Il primo cortometraggio animato hawaiano inserito nella lista ufficiale degli Oscar, una svolta hawaiana e transgender
Molto tempo fa, quattro straordinari individui di doppio spirito maschile e femminile portarono le arti curative da Tahiti alle Hawaii. Il nome del loro capo era Kapaemahu. Amati dalla gente per i loro modi gentili e le cure miracolose, hanno impregnato quattro massi giganti con i loro poteri. Le pietre sono ancora in piedi su quella che ora è la spiaggia di Waikiki, ma la vera storia dietro di loro è stata nascosta - fino ad ora.
"Kapaemahu", cortometraggio 2D di otto minuti, racconta la storia dimenticata da tempo delle quattro pietre sulla spiaggia di Waikiki poste come tributo a quattro leggendari Māhū (termine hawaiano per coloro che incarnano sia kāne (maschio) che wahine (femmina) nella mente e nello spirito), che portarono le arti curative da Tahiti alle Hawaii nel XV secolo.
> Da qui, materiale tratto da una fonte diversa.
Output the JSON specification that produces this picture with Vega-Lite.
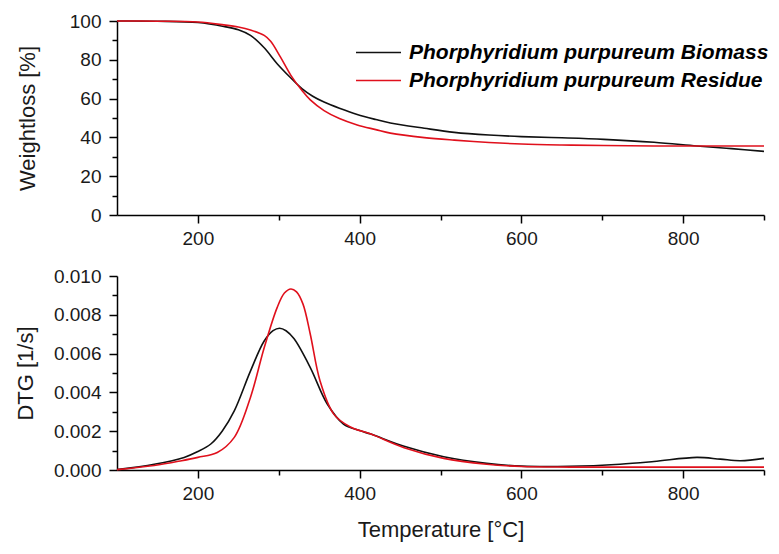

Diretto da Hinaleimoana Wong-Kalu, insegnante e māhū hawaiano, insieme a Dean Hamer e Joe Wilson ("Kumu Hina", il premiato documentario 2014 su Wong-Kalu), non potrebbe arrivare sugli schermi così tempestivo, con questo tributo agli indigeni transgender, sostenuto da una squisita estetica disegnata a mano dal regista dell'animazione Daniel Sousa . La storia dimostra i poteri curativi dei Kapaemahu, la soppressione e la sepoltura dei loro monumenti, il loro recupero alla fine del XX secolo e il rinnovato interesse per la loro eredità oggi. “ Kapaemahu” entra nella storia del cinema come il primo cortometraggio animato dei nativi hawaiani ad essere nominato per l'Oscar. Ma è anche un'importante svolta transgender.
«Sono Kanaka, una persona nativa discendente dagli abitanti originari delle isole Hawaii – spiega Hinaleimoana Wong-Kalu - la nostra sopravvivenza come popolazioni indigene dipende dalla nostra capacità di conoscere e mettere in pratica le nostre tradizioni culturali, di parlare e comprendere la nostra lingua e di sentire un legame autentico con la nostra storia. Questo è il motivo per cui ho voluto fare un film su Kapaemahu, e scriverlo e narrarlo in Olelo Niihau, l'unica forma di hawaiano che si è parlato continuamente da prima dell'arrivo degli stranieri. Non è sufficiente studiare la nostra lingua in una classe americana, né leggere la nostra storia in un libro di testo in lingua inglese. Dobbiamo essere partecipanti attivi nel raccontare le nostre storie a modo nostro. Sono anche māhū, che come molte identità indigene di terzo genere una volta era rispettata, ma ora è più spesso un bersaglio di odio e discriminazione. Voglio che i nostri giovani capiscano che la capacità di abbracciare sia gli aspetti maschili che femminili del loro spirito non è una debolezza ma un punto di forza, un motivo per gioire per non avere paura. Che si tratti di proteggere Mauna Kea o Kapaemahu, crederò sempre in ciò che lo storico SM Kamakau articolò nel 1865: He makemake ko'u e pololei ka moolelo o ko'u one hanau, aole na ka malihimi e ao ia'u I ka moolelo o ko'u lahui, na'u e ao aku I ka moolelo I ka malihini. “Voglio che la storia della mia patria sia corretta. Lo straniero non mi insegnerà la storia del mio popolo, io insegnerò allo straniero».
Il corto è disponibile su The Criterion Channel e anche gratuitamente su Vimeo.